Por Nicolás Vidal Quadras

 

Me sorprende estar en la calle y ver cómo personas mayores o, dicho de otra forma, “abuelitos”, van caminando cogidos de la mano, proyectando, con esta imagen, su larga e intensa vida juntos, llena de obstáculos y dificultades, afrontadas todas ellas con éxito o, al menos, sin que estas hayan provocado una desunión en su relación. Esta situación es, cuanto menos, satisfactoria. No es fácil estar 50 años con una misma persona, al mismo tiempo que uno va soportando todos los problemas y dificultades que viste la vida misma, así como el mero hecho de ser “humano”.

 Por otra parte, observo a las personas de mi entorno y, cómo, a muchos de ellos, especialmente jóvenes, les incomoda el hecho de pensar en una vida entera junto a otra persona y de que esto conlleve, de manera automática, un esfuerzo por ambas partes para mantener dicha relación de forma sana y estable. Debo decir que en esta última aserción me he equivocado: a mí también me produce cierta inquietud pensar en esas cosas…

 Me pregunto por qué este discurso está tan extendido en los tiempos actuales. Todo lo que conlleva esfuerzo, responsabilidad y compromiso, está, en muchas ocasiones, mal visto. De hecho, al principio, cuando he comentado la sensación que me producía ver a personas ancianas cogidas de la mano lo he calificado como “sorprendente”, como si este suceso fuera algo inusual que ocurre en unas personas concretas y determinadas. Lo cierto es que no me he ido muy lejos con esta última frase. Cada día se producen más divorcios y menos personas son capaces de cultivar una relación de amor.

 Cuando me reúno o salgo de fiesta con mis amigos, y hablamos de estos temas concretos, solemos aplaudir al que consigue “ligar y ya está”, al que ha conseguido “hacerse a esa tía” que no va a volver a ver. Aunque esto sean bromas y comentarios de “colegas”, es cierto que muchas veces las personas funcionamos así, donde llevarse a una chica a la habitación se convierte y se percibe como un objetivo alcanzado. El sexo se comprende como un fin. Nos olvidamos de que somos personas, no animales. Como bien se ha dicho en muchas ocasiones, el ser humano no es una sustancia, sino, el titular de una sustancia. Desatendemos a las cualidades del ser humano que lo hacen único, y nos empezamos a comportar como meros “seres vivos”, asumiendo como funciones únicas la de apareamiento, reproducción y supervivencia de la especie.

 Nos olvidamos de que el ser humano va más allá de lo propiamente “natural”, puede entablar una relación de amistad y puede formar una familia. La relación que existe entre un padre y un hijo no consiste únicamente en una relación de consanguinidad, sino que es una relación más profunda. En definitiva, somos capaces de entablar relaciones interpersonales, esto es, entre personas.

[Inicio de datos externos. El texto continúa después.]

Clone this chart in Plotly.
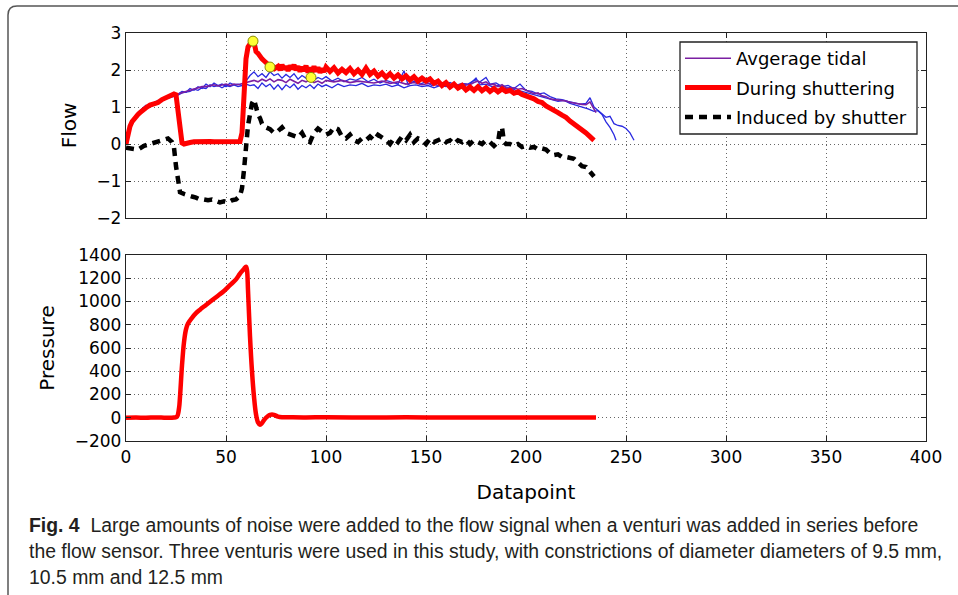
import plotly.graph_objects as go

# ---------------- data ----------------
red_x = [0,1,2,3,4,5,6,7,8,9,10,12,14,16,18,20,22,24,25,26,27,28,29,30,32,34,36,38,40,42,44,46,48,50,52,54,56,57,58,59,60,61,62,63,64,65,66,67,68,69,70,71,72,73,74,75,76,77,78,79,80,81,82,83,84,85,86,87,88,89,90,91,92,93,94,95,96,97,98,99,100,102,104,106,108,110,112,114,116,118,120,122,124,126,128,130,132,134,136,138,140,142,144,146,148,150,152,154,156,158,160,162,164,166,168,170,172,174,176,178,180,182,184,186,188,190,192,194,196,198,200,202,204,206,208,210,212,214,216,218,220,222,224,226,228,230,232,234]
red_y = [0.0,0.3,0.48,0.6,0.68,0.75,0.8,0.85,0.9,0.95,0.98,1.05,1.08,1.12,1.2,1.25,1.3,1.35,1.33,0.9,0.2,0.03,0.0,0.02,0.04,0.06,0.07,0.06,0.06,0.07,0.06,0.06,0.06,0.06,0.06,0.06,0.06,0.07,0.3,1.5,2.3,2.62,2.72,2.78,2.75,2.5,2.45,2.35,2.3,2.25,2.2,2.12,2.08,2.05,2.03,2.05,2.1,2.0,2.14,2.02,2.1,1.98,2.12,2.03,2.14,2.0,2.1,1.96,2.08,1.98,2.12,1.93,2.06,1.94,2.1,1.96,2.07,1.93,2.04,1.95,2.08,1.96,2.06,1.92,2.02,1.93,2.04,1.9,2.0,1.88,2.05,1.88,1.97,1.83,1.92,1.8,1.9,1.78,1.87,1.76,1.84,1.73,1.82,1.7,1.78,1.7,1.76,1.64,1.7,1.58,1.66,1.54,1.62,1.51,1.58,1.46,1.54,1.45,1.55,1.44,1.52,1.42,1.5,1.41,1.49,1.42,1.45,1.37,1.41,1.34,1.31,1.25,1.22,1.15,1.12,1.03,0.98,0.92,0.85,0.78,0.72,0.62,0.55,0.47,0.38,0.3,0.2,0.1]

avg_x = [0,2,4,6,8,10,12,14,16,18,20,22,24,26,28,30,32,34,36,38,40,42,44,46,48,50,52,54,56,58,60,62,64,66,68,70,72,74,76,78,80,82,84,86,88,90,92,94,96,98,100,104,108,112,116,120,124,128,132,136,140,144,148,152,156,160,164,168,172,174,176,178,180,182,184,186,188,190,192,194,196,198,200,202,204,206,208,210,212,214,216,218,220,222,224,226,228,230,232,233,235]
avg_y = [0.0,0.45,0.65,0.8,0.9,0.98,1.05,1.1,1.15,1.2,1.25,1.28,1.32,1.36,1.4,1.42,1.45,1.48,1.5,1.55,1.55,1.58,1.6,1.57,1.6,1.62,1.58,1.62,1.6,1.63,1.65,1.68,1.72,1.68,1.75,1.7,1.76,1.68,1.74,1.72,1.66,1.75,1.7,1.64,1.72,1.68,1.74,1.66,1.7,1.64,1.72,1.68,1.72,1.66,1.7,1.68,1.65,1.7,1.64,1.68,1.62,1.66,1.6,1.64,1.58,1.62,1.58,1.62,1.6,1.66,1.7,1.64,1.68,1.6,1.62,1.55,1.6,1.52,1.5,1.52,1.48,1.5,1.46,1.4,1.36,1.38,1.3,1.28,1.22,1.2,1.19,1.18,1.16,1.13,1.1,1.09,1.07,1.06,1.14,1.04,0.85]

blue1_x = [0,2,4,6,8,10,12,14,16,18,20,22,24,26,28,30,32,34,36,38,40,42,44,46,48,50,52,54,56,58,60,62,64,66,68,70,72,74,76,78,80,82,84,86,88,90,92,94,96,98,100,103,106,109,112,115,118,121,124,127,130,133,136,139,141,144,147,150,153,156,159,162,165,168,171,174,177,180,182,185,188,191,194,197,200,203,206,209,212,215,218,221,224,227,230,232,234,236,238,240,242,244,246,248,250,252,254]
blue1_y = [0.0,0.5,0.7,0.85,0.95,1.05,1.0,1.12,1.18,1.15,1.28,1.3,1.38,1.35,1.42,1.4,1.5,1.45,1.55,1.5,1.62,1.55,1.65,1.58,1.62,1.55,1.65,1.6,1.62,1.58,1.7,1.85,1.95,1.82,1.9,1.8,1.95,1.85,1.9,1.78,1.88,1.8,1.9,1.75,1.85,1.78,1.88,1.72,1.8,1.75,1.82,1.7,1.78,1.68,1.76,1.72,1.8,1.68,1.75,1.65,1.72,1.68,1.62,1.98,1.6,1.7,1.62,1.68,1.58,1.65,1.6,1.66,1.58,1.64,1.62,1.72,1.68,1.8,1.62,1.65,1.55,1.58,1.5,1.62,1.45,1.42,1.35,1.38,1.28,1.22,1.2,1.15,1.12,1.08,1.1,1.25,1.0,0.9,0.82,0.72,0.75,0.55,0.5,0.48,0.42,0.3,0.1]

blue2_x = [0,2,4,6,8,10,12,14,16,18,20,22,24,26,28,30,32,34,36,38,40,42,44,46,48,50,52,54,56,58,60,62,64,66,68,70,72,74,76,78,80,82,84,86,88,90,92,94,96,98,100,103,106,109,112,115,118,121,124,127,130,133,136,139,142,145,148,151,154,157,160,163,166,169,172,175,177,180,183,186,189,192,195,198,201,204,207,210,213,216,219,222,225,228,231,234,236,238,240,242,244,245]
blue2_y = [0.0,0.4,0.62,0.78,0.88,0.95,1.02,1.05,1.12,1.18,1.22,1.25,1.3,1.32,1.38,1.4,1.42,1.48,1.45,1.52,1.5,1.6,1.55,1.58,1.52,1.58,1.55,1.6,1.55,1.58,1.62,1.58,1.6,1.5,1.65,1.55,1.62,1.48,1.6,1.47,1.6,1.52,1.62,1.48,1.58,1.52,1.6,1.5,1.62,1.55,1.6,1.52,1.62,1.55,1.6,1.58,1.64,1.55,1.6,1.58,1.62,1.55,1.6,1.52,1.58,1.6,1.55,1.58,1.52,1.58,1.55,1.6,1.55,1.58,1.62,1.78,1.6,1.62,1.55,1.58,1.5,1.52,1.45,1.42,1.38,1.32,1.3,1.25,1.2,1.15,1.18,1.1,1.05,1.02,0.95,0.88,0.9,0.8,0.6,0.45,0.25,0.1]

ind_x = [0,3,6,9,12,15,18,21,23,24,25,26,27,29,31,33,35,37,39,41,43,45,47,49,51,53,55,57,58,59,60,61,62,63,64,65,66,67,68,69,70,72,74,76,78,80,82,84,86,88,90,92,94,96,98,100,102,104,106,108,110,112,114,116,118,120,122,124,126,128,130,132,134,136,138,140,142,144,146,148,150,152,154,156,158,160,162,164,166,168,170,172,174,176,178,180,182,184,186,187,188,189,190,192,194,196,198,200,202,204,206,208,210,212,214,216,218,220,222,224,226,228,230,232,234]
ind_y = [-0.1,-0.12,-0.15,-0.05,0.0,0.05,0.12,0.15,0.05,-0.1,-0.6,-1.0,-1.3,-1.35,-1.4,-1.42,-1.45,-1.5,-1.5,-1.52,-1.5,-1.55,-1.58,-1.55,-1.58,-1.52,-1.5,-1.4,-1.2,-0.7,0.0,0.5,0.8,1.1,1.2,0.95,0.8,0.7,0.55,0.5,0.45,0.4,0.3,0.35,0.45,0.3,0.25,0.2,0.18,0.3,0.1,0.05,0.3,0.42,0.35,0.25,0.3,0.45,0.4,0.2,0.15,0.25,0.1,0.05,0.15,0.1,0.2,0.1,0.25,0.18,0.1,0.0,0.15,0.05,0.2,0.1,0.25,0.05,0.15,0.1,0.0,0.15,0.05,0.1,0.15,0.05,0.1,0.0,0.1,0.05,0.12,0.0,0.1,0.05,0.0,0.1,0.05,-0.05,0.05,0.4,0.45,0.05,0.0,0.0,-0.05,0.0,-0.08,-0.05,-0.1,-0.08,-0.15,-0.12,-0.15,-0.25,-0.3,-0.28,-0.35,-0.35,-0.38,-0.4,-0.5,-0.6,-0.62,-0.75,-0.88]

peak_x = [63.5, 72, 92.5]
peak_y = [2.78, 2.08, 1.8]

pres_x = [0,5,10,15,20,24,25.5,26.5,27,28,29,30,31,33,35,37,40,43,46,49,52,55,57,59,60,60.5,61,62,63,64,65,66,67,68,69,70,71,72,73,74,76,78,80,90,100,120,140,160,180,200,220,235]
pres_y = [0,2,0,3,0,2,10,80,180,450,650,760,810,860,900,930,970,1010,1050,1090,1140,1190,1240,1280,1300,1270,1100,700,400,180,30,-40,-60,-45,-20,0,15,25,28,25,10,5,5,3,5,2,4,2,3,2,3,2]

x_ticks = [0, 50, 100, 150, 200, 250, 300, 350, 400]
flow_ticks = [-2, -1, 0, 1, 2, 3]
pres_ticks = [-200, 0, 200, 400, 600, 800, 1000, 1200, 1400]

caption_lines = [
    "<b>Fig. 4</b>  Large amounts of noise were added to the flow signal when a venturi was added in series before",
    "the flow sensor. Three venturis were used in this study, with constrictions of diameter diameters of 9.5 mm,",
    "10.5 mm and 12.5 mm",
]

# ---------------- figure ----------------
W, H = 958, 595
L, R, T, B = 126, 32, 33, 154
pw, ph = W - L - R, H - T - B

def px(x):
    return (x - L) / pw

def py(y):
    return (H - B - y) / ph

fig = go.Figure()

fig.add_trace(go.Scatter(x=blue1_x, y=blue1_y, mode="lines", line=dict(color="#2a2ae0", width=1.3),
                         showlegend=False, xaxis="x", yaxis="y"))
fig.add_trace(go.Scatter(x=blue2_x, y=blue2_y, mode="lines", line=dict(color="#2a2ae0", width=1.3),
                         showlegend=False, xaxis="x", yaxis="y"))
fig.add_trace(go.Scatter(x=avg_x, y=avg_y, mode="lines", line=dict(color="#7b1fa2", width=1.6),
                         name="Avgerage tidal", legendgroup="a", xaxis="x", yaxis="y"))
fig.add_trace(go.Scatter(x=red_x, y=red_y, mode="lines", line=dict(color="#ff0000", width=5),
                         name="During shuttering", legendgroup="b", xaxis="x", yaxis="y"))
fig.add_trace(go.Scatter(x=ind_x, y=ind_y, mode="lines", line=dict(color="#000000", width=4.5, dash="8px,6px"),
                         name="Induced by shutter", legendgroup="c", xaxis="x", yaxis="y"))
fig.add_trace(go.Scatter(x=peak_x, y=peak_y, mode="markers",
                         marker=dict(color="#ffff33", size=10, line=dict(color="#8a8a00", width=1)),
                         showlegend=False, xaxis="x", yaxis="y"))
fig.add_trace(go.Scatter(x=pres_x, y=pres_y, mode="lines", line=dict(color="#ff0000", width=4.5, shape="spline"),
                         showlegend=False, xaxis="x2", yaxis="y2"))

tickfont = dict(family="DejaVu Sans", size=17, color="#000000")
titlefont = dict(family="DejaVu Sans", size=20, color="#000000")
common = dict(showline=True, linecolor="#222222", linewidth=1.3, mirror="allticks",
              ticks="inside", ticklen=5, tickcolor="#222222", tickwidth=1,
              showgrid=True, gridcolor="#666666", gridwidth=1, griddash="1px,3px",
              zeroline=False, tickfont=tickfont)

fig.update_layout(
    width=W, height=H,
    margin=dict(l=L, r=R, t=T, b=B),
    paper_bgcolor="white", plot_bgcolor="white",
    xaxis=dict(domain=[0, 1], range=[0, 400], tickvals=x_ticks, showticklabels=False,
               anchor="y", **common),
    yaxis=dict(domain=[py(218), 1], range=[-2, 3], tickvals=flow_ticks,
               title=dict(text="Flow", font=titlefont, standoff=14), anchor="x", **common),
    xaxis2=dict(domain=[0, 1], range=[0, 400], tickvals=x_ticks, anchor="y2",
                title=dict(text="Datapoint", font=titlefont, standoff=19), **common),
    yaxis2=dict(domain=[0, py(255)], range=[-200, 1400], tickvals=pres_ticks,
                title=dict(text="Pressure", font=titlefont, standoff=14), anchor="x2", **common),
    legend=dict(x=px(680), y=py(40), xanchor="left", yanchor="top",
                borderwidth=0, bgcolor="rgba(0,0,0,0)",
                font=dict(family="DejaVu Sans", size=18, color="#000000"),
                traceorder="grouped", tracegroupgap=3, itemwidth=46),
    showlegend=True,
)

# legend frame (white box with black border)
fig.add_shape(type="rect", xref="paper", yref="paper",
              x0=px(680), x1=px(917), y0=py(134), y1=py(42),
              line=dict(color="#222222", width=1.3), fillcolor="white", layer="above")

# caption
cap_y = [525, 551, 577]
for line, yy in zip(caption_lines, cap_y):
    fig.add_annotation(text=line, xref="paper", yref="paper", x=px(27), y=py(yy),
                       xanchor="left", yanchor="middle", showarrow=False,
                       font=dict(family="Liberation Sans", size=19.4, color="#231f20"))

# frame around figure + caption (rounded box)
x0, y0, x1, r = px(8), py(6), px(980), 9
rx, ry = r / pw, r / ph
path = (f"M {x0},{py(598)} L {x0},{y0 - ry} Q {x0},{y0} {x0 + rx},{y0} L {x1},{y0}")
fig.add_shape(type="path", path=path, xref="paper", yref="paper",
              line=dict(color="#555555", width=1.5))

fig.write_html("out.html")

 Al mismo tiempo, como bien he explicado antes, la idea de entablar una relación responsable con otra persona durante tanto tiempo a veces da un poco de “cringe” (grima), ¿para qué casarme o estar con otra persona si puedo ser libre y disfrutar con la chica que me apetezca? Esta idea de entrega se configura como una falta de libertad y un “hacerse prisionero”, como algo que simplemente no deja a uno disfrutar de la vida. El sexo pasa a ser un ideal y el amor un impedimento.

 En conclusión, siento que se da poco valor a lo que conlleva ser un ser humano, y a lo que nos diferencia de las demás especies vivas. A menudo, rebajamos nuestras cualidades y naturaleza, simplemente por comodidad y conveniencia, porque parece mucho más fácil vivir así. En este sentido muchas veces somos egoístas. Vemos el sexo como un fin, en vez de como un medio. Simplemente hay que recurrir a las fuentes de conocimiento propias del ser humano, como la intuición, para saber que algo va mal, que no está funcionando. De la misma forma que a un padre y a un hijo les une la sangre, pero también “algo más”, el sexo y el amor no pueden estar separados, sino que se complementan.